Rows from a dataset of charts and code
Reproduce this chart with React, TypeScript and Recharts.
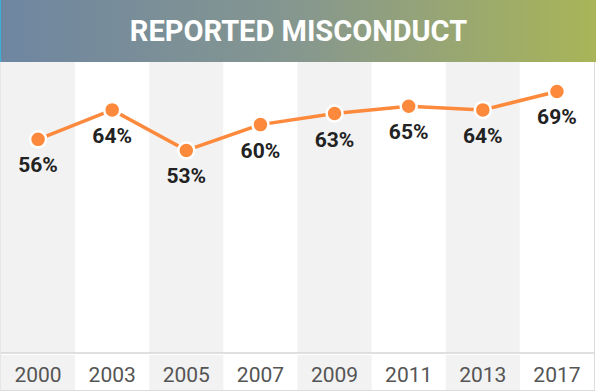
import React from "react";
import { ComposedChart, Bar, Line, XAxis, YAxis, LabelList } from "recharts";

const years = ["2000", "2003", "2005", "2007", "2009", "2011", "2013", "2017"];
const misconduct = [56, 64, 53, 60, 63, 65, 64, 69];
const yMin = -2;
const yMax = 77;

const data = years.map((year, i) => ({
  year,
  value: misconduct[i],
  stripe: i % 2 === 0 ? [yMin, yMax] : null,
}));

const ORANGE = "#fd8a3c";
const STRIPE = "#f2f2f2";

// tick y sits a few px under the axis line, so the stripe starts slightly above it
function YearTick(props: any) {
  const { x, y, payload } = props;
  const band = (payload?.offset ?? 37) * 2;
  return (
    <g>
      {payload.index % 2 === 0 && (
        <rect x={x - band / 2} y={y - 6} width={band} height={36} fill={STRIPE} />
      )}
      <text
        x={x}
        y={y + 14}
        textAnchor="middle"
        dominantBaseline="central"
        fontFamily="Roboto, sans-serif"
        fontSize={21}
        fill="#555"
      >
        {payload.value}
      </text>
    </g>
  );
}

function PctLabel(props: any) {
  const { x, y, value } = props;
  return (
    <text
      x={x}
      y={y + 26}
      textAnchor="middle"
      dominantBaseline="central"
      fontFamily="Roboto, sans-serif"
      fontWeight={700}
      fontSize={21}
      fill="#222"
    >
      {value}%
    </text>
  );
}

export default function App() {
  return (
    <div
      style={{
        position: "absolute",
        left: 0,
        top: 0,
        width: 596,
        height: 392,
        background: "#fff",
      }}
    >
      <div
        style={{
          height: 62,
          width: 595,
          background: "linear-gradient(to right, #6e86a1 0%, #86978f 50%, #a9b557 100%)",
          borderLeft: "1px solid #3ab0d8",
          display: "flex",
          alignItems: "center",
          justifyContent: "center",
          color: "#fff",
          fontFamily: "Roboto, sans-serif",
          fontWeight: 700,
          fontSize: 29,
        }}
      >
        REPORTED MISCONDUCT
      </div>
      <div
        style={{
          width: 595,
          height: 329,
          borderRight: "1px solid #dcdcdc",
          borderBottom: "1px solid #dcdcdc",
          borderLeft: "1px solid #e6e6e6",
          boxSizing: "border-box",
        }}
      >
        <ComposedChart
          width={593}
          height={328}
          data={data}
          margin={{ top: 0, right: 0, bottom: 0, left: 0 }}
          barCategoryGap={0}
          barGap={0}
        >
          <XAxis
            dataKey="year"
            height={37}
            tickLine={false}
            axisLine={{ stroke: "#d6d6d6", strokeWidth: 1.5 }}
            tick={<YearTick />}
            interval={0}
          />
          <YAxis hide domain={[yMin, yMax]} />
          <Bar dataKey="stripe" fill={STRIPE} isAnimationActive={false} />
          <Line
            type="linear"
            dataKey="value"
            stroke={ORANGE}
            strokeWidth={3.5}
            dot={{ r: 8, fill: ORANGE, stroke: "#fff", strokeWidth: 2.5 }}
            activeDot={false}
            isAnimationActive={false}
          >
            <LabelList dataKey="value" content={<PctLabel />} />
          </Line>
        </ComposedChart>
      </div>
    </div>
  );
}
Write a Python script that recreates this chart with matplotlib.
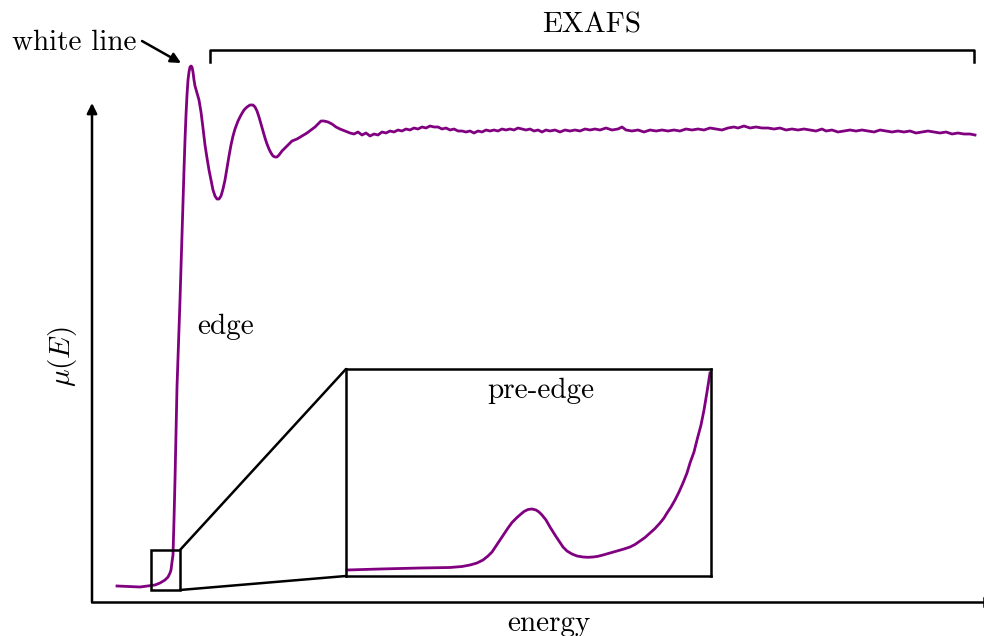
import matplotlib
matplotlib.use("Agg")
import matplotlib.pyplot as plt
from matplotlib.patches import Rectangle, ConnectionPatch

plt.rcParams['mathtext.fontset'] = 'cm'
plt.rcParams['font.family'] = ['cmr10', 'DejaVu Serif']
plt.rcParams['axes.unicode_minus'] = False

# ---- main spectrum (arbitrary energy units, mu(E) arbitrary units) ----
energy = [117, 140, 155, 160, 165, 168, 170, 171, 172, 173, 174, 175, 177, 180, 183, 184,
          185, 186, 187, 188, 189, 190, 191, 192, 193, 194, 195, 197, 199, 201, 203, 205,
          207, 209, 211, 213, 215, 217, 219, 221, 223, 225, 227, 229, 231, 233, 235, 238,
          241, 244, 247, 250, 253, 255, 257, 259, 261, 263, 265, 267, 269, 271, 273, 275,
          277, 279, 282, 285, 288, 292, 297, 302, 307, 311, 315, 318, 321, 324, 328, 332,
          336, 340, 345, 350,
          354, 358, 362, 366, 370, 374, 378, 382, 386, 390, 394, 398, 402, 406, 410, 414,
          418, 422, 426, 430, 434, 438, 442, 446, 450, 454, 458, 462, 466, 470, 474, 478,
          482, 486, 490, 494, 498, 502, 506, 510, 514, 518, 522, 526, 530, 534, 538, 542,
          546, 550, 555, 560, 565, 570, 575, 580, 585, 590, 595, 600, 606, 612, 618, 622,
          626, 632, 638, 644, 650, 656, 662, 668, 674, 680, 686, 692, 698, 704, 710, 716,
          722, 728, 734, 738, 744, 750, 756, 762, 768, 774, 780, 786, 792, 798, 804, 810,
          816, 822, 826, 832, 838, 844, 850, 856, 862, 868, 874, 880, 886, 892, 898, 904,
          910, 916, 922, 928, 934, 940, 946, 952, 958, 964, 970, 975]
mu = [16, 15, 17, 19, 22, 25, 29, 32, 40, 47, 82, 122, 215, 302, 402, 432,
      462, 487, 507, 522, 530, 535, 536, 535, 530, 522, 516, 509, 502, 490, 474, 457,
      444, 432, 422, 412, 406, 403, 403, 406, 413, 422, 434, 446, 457, 466, 473, 481,
      487, 492, 495, 497, 497, 495, 491, 485, 478, 471, 464, 458, 453, 449, 446, 445,
      445, 447, 451, 454, 457, 461, 463, 466, 469, 472, 475, 478, 481, 481, 480, 478,
      475, 473, 471, 469,
      468, 470, 467, 469, 466, 468, 467, 470, 469, 471, 470, 472, 471, 473, 472, 474,
      473, 475, 474, 476, 475, 475, 473, 474, 472, 473, 471, 471, 470, 471, 469, 471,
      470, 472, 471, 472, 471, 473, 472, 473, 472, 474, 473, 472, 473, 471, 472, 470,
      472, 471, 472, 470, 472, 471, 472, 471, 473, 472, 473, 472, 474, 472, 473, 475,
      472, 471, 472, 470, 472, 471, 472, 471, 472, 471, 473, 472, 473, 472, 474, 473,
      472, 474, 475, 474, 476, 474, 475, 474, 474, 473, 474, 472, 473, 472, 473, 472,
      471, 473, 471, 472, 470, 471, 472, 471, 472, 471, 470, 472, 471, 470, 471, 470,
      471, 469, 470, 471, 470, 469, 470, 468, 469, 468, 468, 467]

# ---- pre-edge inset (zoomed, arbitrary units) ----
pre_energy = [1, 34, 74, 104, 116, 124, 131, 137, 142, 146,
              150, 154, 158, 162, 166, 171, 175, 178, 182, 186,
              190, 193, 196, 200, 204, 209, 213, 217, 221, 226,
              231, 237, 242, 247, 252, 257, 264, 271, 278, 284,
              289, 294, 299, 304, 309, 314, 318, 321, 325, 329,
              333, 337, 341, 344, 348, 351, 355, 358, 361, 364]
pre_mu = [6, 7, 8, 8.5, 9.5, 11, 13, 16, 20, 24,
          30, 36, 42, 48, 53.5, 58.5, 62, 64.5, 66.5, 67,
          66, 64, 61, 56, 49, 41, 35, 29, 25, 22,
          20, 19, 18.7, 19, 19.7, 21, 23, 25, 27, 29,
          31.5, 35, 38.5, 43, 47.5, 53, 58, 63, 69, 76,
          84, 93, 103, 113, 124, 136, 151, 166, 184, 203]

PURPLE = '#800080'
LW = 1.8
FS = 21
W, H = 984, 636
fig = plt.figure(figsize=(W / 100, H / 100), dpi=100)

# main axes: left spine at x=92 px, bottom at y=602 px, top at y=103 px
ax = fig.add_axes([92 / W, (H - 602) / H, (984 - 92) / W, (602 - 103) / H])
ax.set_xlim(92, 984)
ax.set_ylim(0, 499)
for s in ax.spines.values():
    s.set_visible(False)
ax.set_xticks([])
ax.set_yticks([])
ax.patch.set_alpha(0)

ax.plot(energy, mu, color=PURPLE, lw=2.0, clip_on=False, zorder=3,
        solid_joinstyle='round')

# axes lines
ax.annotate('', xy=(0, 1.0), xytext=(0, 0), xycoords='axes fraction',
            arrowprops=dict(arrowstyle='-|>', lw=LW, color='black',
                            mutation_scale=15, shrinkA=0, shrinkB=0))
ax.plot([0, 1], [0, 0], transform=ax.transAxes, color='black', lw=LW, clip_on=False)
ax.plot([1, 1], [-0.009, 0.009], transform=ax.transAxes, color='black', lw=LW,
        clip_on=False)

ax.text(-0.0336, 0.491, r'$\mu(E)$', transform=ax.transAxes, rotation=90,
        ha='center', va='center', fontsize=FS)
ax.text(0.512, -0.043, 'energy', transform=ax.transAxes, ha='center', va='center',
        fontsize=FS)

# EXAFS bracket
ax.plot([210, 210, 974, 974], [540, 552, 552, 540], color='black', lw=LW,
        clip_on=False)
ax.text(592, 577, 'EXAFS', ha='center', va='center', fontsize=FS)

# white line annotation
ax.text(74, 559, 'white line', ha='center', va='center', fontsize=FS)
ax.annotate('', xy=(181, 539), xytext=(142, 561), annotation_clip=False,
            arrowprops=dict(arrowstyle='-|>', lw=LW, color='black',
                            mutation_scale=15, shrinkA=0, shrinkB=0))

ax.text(226, 275, 'edge', ha='center', va='center', fontsize=FS)

# zoom box on main curve
ax.add_patch(Rectangle((151, 12), 29, 40, fill=False, edgecolor='black', lw=LW,
                       zorder=4))

# inset
axins = fig.add_axes([346 / W, (H - 576) / H, (711 - 346) / W, (576 - 369) / H])
axins.set_xlim(0, 365)
axins.set_ylim(0, 207)
axins.set_xticks([])
axins.set_yticks([])
for s in axins.spines.values():
    s.set_linewidth(LW)
axins.plot(pre_energy, pre_mu, color=PURPLE, lw=2.0, clip_on=False,
           solid_joinstyle='round')
axins.text(0.535, 0.895, 'pre-edge', transform=axins.transAxes, ha='center',
           va='center', fontsize=FS)

for (xa, ya), (xb, yb) in [((180, 52), (0, 1)), ((180, 12), (0, 0))]:
    cp = ConnectionPatch(xyA=(xa, ya), coordsA=ax.transData, xyB=(xb, yb),
                         coordsB=axins.transAxes, color='black', lw=LW)
    fig.add_artist(cp)

fig.savefig('out.png', dpi=100)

**What to produce**
Across the data, tally the lines containing "matplotlib" and give back the number alone.

**Expected answer**
5